Un premier lui a répondu qu’il était « président d’université », une autre qu’elle était « étudiante en sciences politiques ». Le pontife à réalisé qu’il s’agissait de personnes qui auraient pu travailler dans la société occidentale, mais « qui avaient beaucoup plus à apporter ». « C’est le moment où [le pape François] s’est rendu compte de l’extraordinaire richesse » portée par ces peuples, notamment leur « sagesse », a rapporté le prêtre jésuite. Cette sagesse, c’est ce qui manque à l’Occident, qui possède l’intelligence, parce qu’elle permet de « faire le lien » entre l’intellect et le cœur, leur a expliqué le pontife.
Réconciliation avec l’Église catholique
L’essayiste et activiste Pablo Servigne, d’origine colombienne, a affirmé avoir été particulièrement « touché au cœur » par l’attention portée par le 266e pape aux indigènes. Selon lui, ces populations « ont déjà connu une catastrophe » et voient mieux que les Occidentaux celle qui arrive aujourd’hui.
Plusieurs intervenants non-croyants ont raconté le rôle important qu’avait joué pour eux la lecture de Laudato Si’. Le «collapsologue» Pablo Servigne et l’activiste et fondateur des «Fermes d’avenir» Maxime de Rostolan ont affirmé que la lecture de ce texte avait même été pour eux un vecteur d’une certaine réconciliation avec l’Église catholique, dont ils s’étaient nettement éloigné dans leur jeunesse.
Le lien entre évangélisation et écologie
Mgr Éric de Moulins-Beaufort a expliqué que si cette rencontre s’inscrivait dans la large réflexion sur l’encyclique Laudato Si’ (2015) menée depuis plusieurs mois par la Conférence des évêques de France, elle était avant tout le fruit de rencontres qui les avaient amenés à aller « voir l’auteur du texte ». C’est un voyage de « gens de nombreux horizons » mais qui se trouvent rassemblés par l’idée que l’humanité a besoin d’une « transition ou transformation écologique », a-t-il souligné.
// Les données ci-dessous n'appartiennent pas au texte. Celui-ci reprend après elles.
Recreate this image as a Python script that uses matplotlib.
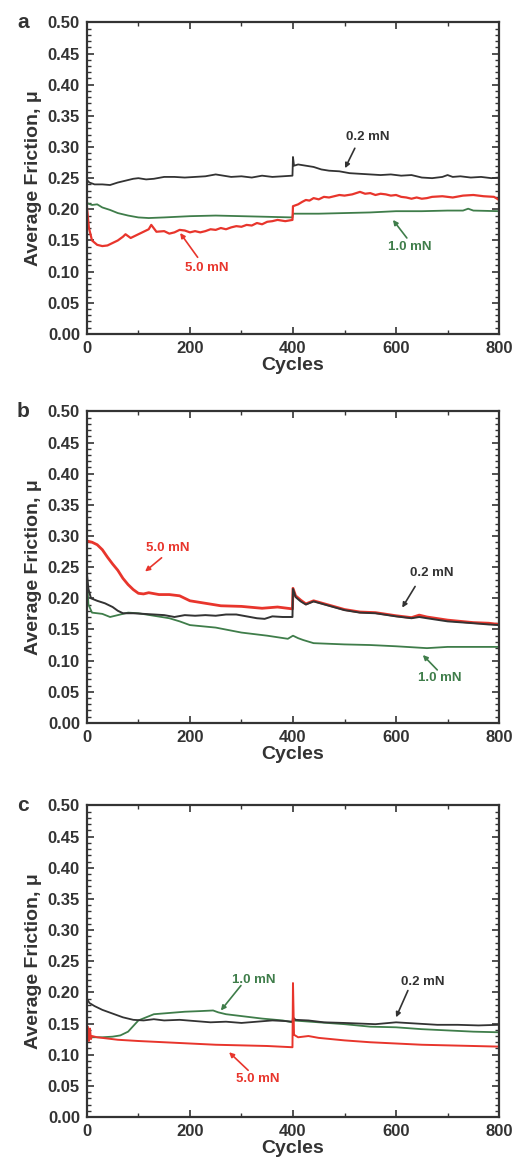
import matplotlib.pyplot as plt
from matplotlib.ticker import MultipleLocator

plt.rcParams['font.family'] = ['Liberation Sans', 'DejaVu Sans']
plt.rcParams['font.weight'] = 'bold'

INK = '#333333'
RED = '#e8352c'
GREEN = '#3f7d4a'

# ---- panel a ----
a_x_02 = [0, 5, 15, 30, 45, 60, 75, 90, 100, 115, 130, 150, 170, 190, 210, 230, 250, 265,
          280, 300, 320, 340, 360, 380, 399, 400, 402, 410, 425, 440, 455, 470, 490, 510,
          530, 550, 570, 590, 610, 630, 650, 670, 690, 700, 710, 725, 745, 765, 785, 800]
a_y_02 = [0.247, 0.243, 0.240, 0.240, 0.239, 0.243, 0.246, 0.249, 0.250, 0.248, 0.249,
          0.252, 0.252, 0.251, 0.252, 0.253, 0.256, 0.254, 0.252, 0.253, 0.251, 0.254,
          0.252, 0.253, 0.254, 0.284, 0.270, 0.272, 0.270, 0.268, 0.264, 0.262, 0.261,
          0.258, 0.257, 0.256, 0.255, 0.256, 0.254, 0.255, 0.251, 0.250, 0.252, 0.255,
          0.252, 0.253, 0.251, 0.252, 0.250, 0.251]

a_x_50 = [0, 4, 10, 20, 30, 40, 50, 60, 70, 75, 85, 95, 110, 120, 125, 135, 150, 160, 170,
          180, 190, 200, 210, 220, 230, 240, 250, 260, 270, 280, 290, 300, 310, 320, 330,
          340, 350, 360, 370, 385, 399, 400, 410, 418, 425, 432, 440, 450, 460, 470, 480,
          490, 500, 515, 530, 540, 550, 560, 570, 580, 590, 600, 610, 620, 630, 640, 650,
          660, 670, 690, 710, 730, 750, 770, 790, 800]
a_y_50 = [0.205, 0.170, 0.150, 0.143, 0.141, 0.142, 0.146, 0.150, 0.156, 0.160, 0.154,
          0.158, 0.164, 0.168, 0.175, 0.164, 0.165, 0.161, 0.163, 0.167, 0.166, 0.163,
          0.165, 0.163, 0.165, 0.168, 0.167, 0.170, 0.168, 0.171, 0.173, 0.172, 0.175,
          0.174, 0.178, 0.176, 0.180, 0.181, 0.183, 0.181, 0.183, 0.205, 0.208, 0.212,
          0.215, 0.214, 0.218, 0.216, 0.220, 0.219, 0.221, 0.223, 0.222, 0.224, 0.228,
          0.225, 0.226, 0.223, 0.225, 0.224, 0.222, 0.223, 0.220, 0.219, 0.217, 0.219,
          0.217, 0.218, 0.220, 0.221, 0.219, 0.222, 0.223, 0.221, 0.220, 0.215]

a_x_10 = [0, 10, 20, 30, 45, 60, 80, 100, 120, 150, 200, 250, 300, 350, 399, 400, 450,
          500, 550, 600, 650, 700, 730, 740, 750, 800]
a_y_10 = [0.210, 0.207, 0.208, 0.203, 0.199, 0.194, 0.190, 0.187, 0.186, 0.187, 0.189,
          0.190, 0.189, 0.188, 0.187, 0.193, 0.193, 0.194, 0.195, 0.197, 0.197, 0.198,
          0.198, 0.201, 0.198, 0.197]

# ---- panel b ----
b_x_50 = [0, 10, 20, 30, 40, 50, 60, 70, 80, 90, 100, 110, 120, 140, 160, 180, 200, 230,
          260, 300, 340, 370, 399, 400, 405, 415, 425, 440, 470, 500, 530, 560, 600, 630,
          645, 660, 700, 750, 780, 800]
b_y_50 = [0.292, 0.290, 0.286, 0.278, 0.266, 0.255, 0.245, 0.232, 0.222, 0.214, 0.208,
          0.207, 0.209, 0.206, 0.206, 0.204, 0.196, 0.192, 0.188, 0.187, 0.184, 0.186,
          0.183, 0.216, 0.204, 0.197, 0.191, 0.196, 0.189, 0.182, 0.178, 0.177, 0.172,
          0.169, 0.173, 0.170, 0.165, 0.161, 0.160, 0.158]

b_x_02 = [0, 3, 8, 20, 35, 50, 60, 70, 90, 110, 130, 150, 170, 190, 210, 230, 250, 270,
          290, 310, 330, 345, 360, 380, 399, 400, 405, 415, 425, 440, 470, 500, 530, 560,
          600, 630, 645, 660, 700, 750, 780, 800]
b_y_02 = [0.240, 0.215, 0.200, 0.196, 0.192, 0.186, 0.180, 0.176, 0.176, 0.175, 0.174,
          0.173, 0.170, 0.173, 0.172, 0.173, 0.172, 0.174, 0.174, 0.171, 0.168, 0.167,
          0.171, 0.170, 0.170, 0.215, 0.202, 0.195, 0.190, 0.195, 0.188, 0.181, 0.177,
          0.176, 0.171, 0.168, 0.170, 0.168, 0.163, 0.160, 0.158, 0.157]

b_x_10 = [0, 3, 10, 30, 45, 60, 80, 100, 130, 160, 180, 200, 250, 300, 350, 390, 400, 410,
          420, 440, 500, 550, 600, 640, 660, 680, 700, 800]
b_y_10 = [0.235, 0.190, 0.177, 0.175, 0.170, 0.173, 0.177, 0.176, 0.172, 0.168, 0.163,
          0.157, 0.153, 0.145, 0.140, 0.135, 0.140, 0.136, 0.133, 0.128, 0.126, 0.125,
          0.123, 0.121, 0.120, 0.121, 0.122, 0.122]

# ---- panel c ----
c_x_02 = [0, 5, 15, 30, 50, 70, 90, 110, 130, 150, 180, 210, 240, 270, 300, 330, 360, 385,
          399, 400, 405, 430, 460, 500, 530, 560, 600, 640, 680, 720, 760, 800]
c_y_02 = [0.190, 0.183, 0.178, 0.172, 0.166, 0.160, 0.156, 0.155, 0.157, 0.155, 0.156,
          0.154, 0.152, 0.153, 0.151, 0.153, 0.155, 0.154, 0.153, 0.160, 0.156, 0.155,
          0.152, 0.151, 0.150, 0.149, 0.152, 0.150, 0.148, 0.148, 0.147, 0.148]

c_x_10 = [0, 10, 30, 50, 65, 80, 90, 100, 115, 130, 160, 190, 220, 245, 255, 270, 300,
          340, 380, 399, 400, 450, 500, 550, 600, 650, 700, 750, 800]
c_y_10 = [0.130, 0.128, 0.128, 0.129, 0.131, 0.137, 0.146, 0.155, 0.160, 0.165, 0.167,
          0.169, 0.170, 0.171, 0.168, 0.165, 0.162, 0.158, 0.155, 0.152, 0.155, 0.152,
          0.149, 0.145, 0.144, 0.141, 0.139, 0.137, 0.136]

c_x_50 = [0, 2, 4, 6, 8, 10, 20, 40, 60, 100, 150, 200, 250, 300, 350, 399, 400, 402,
          410, 430, 450, 500, 550, 600, 650, 700, 750, 800]
c_y_50 = [0.120, 0.145, 0.122, 0.142, 0.125, 0.130, 0.128, 0.126, 0.124, 0.122, 0.120,
          0.118, 0.116, 0.115, 0.114, 0.112, 0.215, 0.132, 0.128, 0.130, 0.127, 0.123,
          0.120, 0.118, 0.116, 0.115, 0.114, 0.113]

panels = [
    ('a', [(a_x_02, a_y_02, INK, 1.3), (a_x_10, a_y_10, GREEN, 1.3), (a_x_50, a_y_50, RED, 1.6)],
     [('0.2 mN', INK, (546, 0.316), (520, 0.298), (501, 0.266)),
      ('5.0 mN', RED, (233, 0.106), (215, 0.123), (181, 0.162)),
      ('1.0 mN', GREEN, (627, 0.139), (621, 0.154), (594, 0.183))]),
    ('b', [(b_x_10, b_y_10, GREEN, 1.3), (b_x_50, b_y_50, RED, 2.0), (b_x_02, b_y_02, INK, 1.4)],
     [('5.0 mN', RED, (157, 0.280), (145, 0.265), (113, 0.243)),
      ('0.2 mN', INK, (670, 0.241), (637, 0.219), (612, 0.185)),
      ('1.0 mN', GREEN, (685, 0.072), (680, 0.085), (652, 0.109))]),
    ('c', [(c_x_10, c_y_10, GREEN, 1.3), (c_x_02, c_y_02, INK, 1.3), (c_x_50, c_y_50, RED, 1.4)],
     [('1.0 mN', GREEN, (324, 0.220), (299, 0.211), (260, 0.171)),
      ('0.2 mN', INK, (652, 0.216), (623, 0.203), (600, 0.160)),
      ('5.0 mN', RED, (332, 0.061), (313, 0.075), (276, 0.104))]),
]

fig = plt.figure(figsize=(5.14, 11.66), dpi=100)
bottoms = [0.7136, 0.380, 0.042]

for (letter, series, notes), bottom in zip(panels, bottoms):
    ax = fig.add_axes([0.169, bottom, 0.802, 0.2672])
    for xs, ys, col, lw in series:
        ax.plot(xs, ys, color=col, lw=lw)
    for text, col, txy, p0, p1 in notes:
        ax.text(txy[0], txy[1], text, color=col, fontsize=9.5, fontweight='bold',
                ha='center', va='center')
        ax.annotate('', xy=p1, xytext=p0,
                    arrowprops=dict(arrowstyle='-|>', color=col, lw=1.2,
                                    mutation_scale=7, shrinkA=0, shrinkB=0))
    ax.set_xlim(0, 800)
    ax.set_ylim(0, 0.5)
    ax.xaxis.set_major_locator(MultipleLocator(200))
    ax.xaxis.set_minor_locator(MultipleLocator(100))
    ax.yaxis.set_major_locator(MultipleLocator(0.05))
    ax.yaxis.set_minor_locator(MultipleLocator(0.01))
    ax.yaxis.set_major_formatter(plt.FormatStrFormatter('%.2f'))
    ax.tick_params(which='both', direction='in', top=True, right=True, color=INK)
    ax.tick_params(which='major', length=5, width=1.2, labelsize=12, labelcolor=INK, pad=5)
    ax.tick_params(which='minor', length=3, width=1.0)
    for s in ax.spines.values():
        s.set_color(INK)
        s.set_linewidth(1.6)
    ax.set_xlabel('Cycles', fontsize=14, fontweight='bold', color=INK, labelpad=1)
    ax.set_ylabel('Average Friction, \u03bc', fontsize=14, fontweight='bold', color=INK,
                  labelpad=4)
    ax.text(-0.155, 1.0, letter, transform=ax.transAxes, fontsize=15, fontweight='bold',
            color=INK, ha='center', va='center')

fig.savefig('out.png', dpi=100)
Cette conversion écologique, l’archevêque de Reims a affirmé qu’elle est un devoir envers les pauvres, les êtres vivants et le « cosmos ».
Raphaël Cornu-Thénard a souligné le lien fait par le chef de l’Église catholique entre évangélisation et écologie. « Évangéliser n’est pas une activité, de la même façon que l’écologie n’est pas une activité », mais c’est un « chemin qu’on fait ensemble, avec des personnes ». Le fondateur du Congrès Mission a souligné combien le déplacement fait par la délégation à Rome, en train et en bus, était « un vrai voyage », pendant lequel les personnes avaient « pris le temps de se connaître ».
Une rencontre source d’espoir
Valérie Cabanes, juriste internationale, a pour sa part demandé au pontife de soutenir l’adoption de l’écocide comme crime contre l’humanité, mesure qu’il avait déjà soutenue 2009. Hélène Le Teno, économiste, a apprécié l’importance accordée par le pontife à une « éducation à la tendresse » qu’elle cherche à promouvoir en entreprise.
Enfin, l’éleveur et agriculteur dans le Loiret Aurélien Gonthier a vu dans cette rencontre avec le pape François un signe d’espoir. « Tout est possible ! » a-t-il raconté avec émotion, rappelant que deux jours auparavant, il était « avec ses vaches » et loin d’imaginer une telle confrontation. (cath.ch/imedia/cd/mp)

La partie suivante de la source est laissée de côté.